Today, the idea that human failings override financial logic is everywhere – mainly thanks to the influence of Richard Thaler, who co-authored the 2008 book Nudge and has this week won a Nobel prize for his work on behavioural economics. In 2010, the Coalition government established the Behavioural Insights Team, to try out some of his recommendations. If you were automatically enrolled into a pension, or will one day receive an organ donation because people now have to opt out rather than choose to become donors, then you too are experiencing Thaler’s theories made real.
Thaler’s underlying argument is that humans do not act as rationally and predictably as economists expect. In the mid-Noughties, this observation was not as obvious as you might think. New Labour had embraced “light touch” regulation of the financial services (although deregulation started in the “big bang” under Margaret Thatcher).

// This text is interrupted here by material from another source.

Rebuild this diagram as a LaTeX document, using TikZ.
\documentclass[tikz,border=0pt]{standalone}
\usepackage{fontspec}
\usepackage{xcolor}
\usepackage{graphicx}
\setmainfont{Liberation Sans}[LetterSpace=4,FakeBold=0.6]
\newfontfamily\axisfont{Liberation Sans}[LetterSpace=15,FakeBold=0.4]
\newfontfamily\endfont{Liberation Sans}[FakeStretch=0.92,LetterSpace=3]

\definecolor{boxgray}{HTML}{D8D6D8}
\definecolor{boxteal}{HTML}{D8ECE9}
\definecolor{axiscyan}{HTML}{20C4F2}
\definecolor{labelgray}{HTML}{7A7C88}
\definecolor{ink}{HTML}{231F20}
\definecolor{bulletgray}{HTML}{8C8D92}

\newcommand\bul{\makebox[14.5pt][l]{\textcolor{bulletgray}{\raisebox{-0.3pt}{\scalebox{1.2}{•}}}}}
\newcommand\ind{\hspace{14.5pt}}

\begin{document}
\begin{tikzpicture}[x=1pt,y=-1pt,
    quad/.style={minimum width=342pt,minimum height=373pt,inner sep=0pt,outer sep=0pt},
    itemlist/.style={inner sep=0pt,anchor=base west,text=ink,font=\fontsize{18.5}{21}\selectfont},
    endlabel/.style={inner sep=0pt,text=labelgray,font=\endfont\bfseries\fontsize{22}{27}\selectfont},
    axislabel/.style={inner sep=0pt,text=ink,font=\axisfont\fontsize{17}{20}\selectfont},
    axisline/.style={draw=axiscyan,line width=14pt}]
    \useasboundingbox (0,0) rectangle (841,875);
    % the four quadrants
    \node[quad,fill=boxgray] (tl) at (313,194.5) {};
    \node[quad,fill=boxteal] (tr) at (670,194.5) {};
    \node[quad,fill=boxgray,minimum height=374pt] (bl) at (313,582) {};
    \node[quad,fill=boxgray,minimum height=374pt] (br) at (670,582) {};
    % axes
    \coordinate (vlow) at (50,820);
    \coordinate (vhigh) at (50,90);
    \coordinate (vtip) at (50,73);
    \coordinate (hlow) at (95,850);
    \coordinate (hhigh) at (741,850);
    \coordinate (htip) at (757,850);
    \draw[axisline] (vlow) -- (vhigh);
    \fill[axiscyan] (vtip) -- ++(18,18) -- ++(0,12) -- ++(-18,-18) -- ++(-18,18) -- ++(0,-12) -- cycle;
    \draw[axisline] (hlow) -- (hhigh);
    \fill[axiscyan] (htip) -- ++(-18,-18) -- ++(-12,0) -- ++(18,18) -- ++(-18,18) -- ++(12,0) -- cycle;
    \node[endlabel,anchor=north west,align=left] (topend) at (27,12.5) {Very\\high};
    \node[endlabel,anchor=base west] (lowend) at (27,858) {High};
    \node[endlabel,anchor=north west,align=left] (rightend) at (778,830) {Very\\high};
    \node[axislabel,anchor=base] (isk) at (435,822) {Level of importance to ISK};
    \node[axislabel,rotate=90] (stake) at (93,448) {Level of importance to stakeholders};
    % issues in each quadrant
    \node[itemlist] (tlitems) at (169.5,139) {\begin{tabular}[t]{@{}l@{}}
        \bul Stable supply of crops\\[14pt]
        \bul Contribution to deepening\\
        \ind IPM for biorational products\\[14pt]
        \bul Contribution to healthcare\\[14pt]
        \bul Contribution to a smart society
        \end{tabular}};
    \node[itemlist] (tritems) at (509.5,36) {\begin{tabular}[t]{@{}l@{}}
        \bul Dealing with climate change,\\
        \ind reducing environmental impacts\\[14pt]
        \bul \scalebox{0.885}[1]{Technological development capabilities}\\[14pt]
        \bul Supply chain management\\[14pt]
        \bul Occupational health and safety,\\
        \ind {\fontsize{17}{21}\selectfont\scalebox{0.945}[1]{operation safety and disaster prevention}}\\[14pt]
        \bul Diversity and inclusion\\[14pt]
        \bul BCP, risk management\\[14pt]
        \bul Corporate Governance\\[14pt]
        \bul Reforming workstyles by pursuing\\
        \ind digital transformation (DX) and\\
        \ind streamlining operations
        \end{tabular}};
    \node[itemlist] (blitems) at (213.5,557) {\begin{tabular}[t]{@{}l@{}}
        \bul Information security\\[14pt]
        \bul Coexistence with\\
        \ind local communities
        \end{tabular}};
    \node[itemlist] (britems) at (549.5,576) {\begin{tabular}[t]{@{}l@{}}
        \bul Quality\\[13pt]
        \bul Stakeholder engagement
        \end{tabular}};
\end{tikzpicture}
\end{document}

The idea that the customer could surf this wave unaided was represented in concepts such as the “self-cert” mortgage, which allowed individuals to borrow without proving their income. Economics degrees sidelined the history of previous financial bubbles in favour of neoclassical quantitative models (and continued to be taught even as the financial markets went into freefall).
Books like Nudge (co-authored with Cass Sunstein) punctured the conceptual bubble. Regulation has returned. Today a mortgage adviser will ask you to think about possible changes in your life, and to imagine what you’d do if interest rates rose. Mortgage lenders scrutinise your behaviour, from spontaneous spending to choosing a fancy car over a more affordable one.

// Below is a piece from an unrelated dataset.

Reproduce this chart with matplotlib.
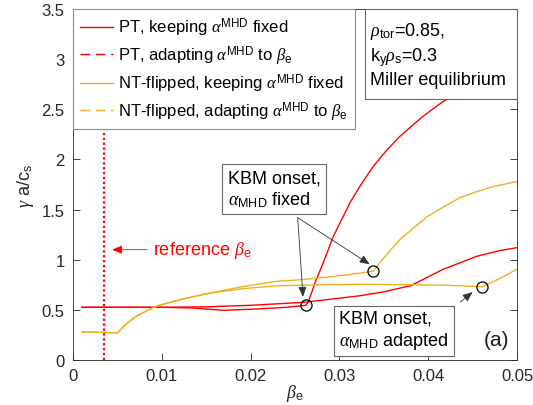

But Thaler’s insights went deeper than mortgage borrowers. In 2008, two months after the collapse of Lehman Brothers, Thaler wrote in the Financial Times that: “Many economists have argued that even if individual consumers suffer from bounded rationality, markets will be set right by specialists who can figure out even the most complex problem. But… even these sophisticated investors got things badly wrong.”
He pointed to the way banks had sliced up mortgage risk and repackaged it in mortgage-backed securities as an example of complexity that engulfed financial institutions as well as borrowers.
In the mid-Noughties, the booming mortgage market attracted talented businessmen, honest brokers and crooks. Those still operating in the post-crash market were generally among the smarter and wiser set – and less likely to be swayed by a trade show stripper. All the same, even the smartest and wisest person in a market sometimes makes mistakes, and they may not realise the consequences. As the financial crisis fades into memory, Thaler’s insights are more relevant than ever.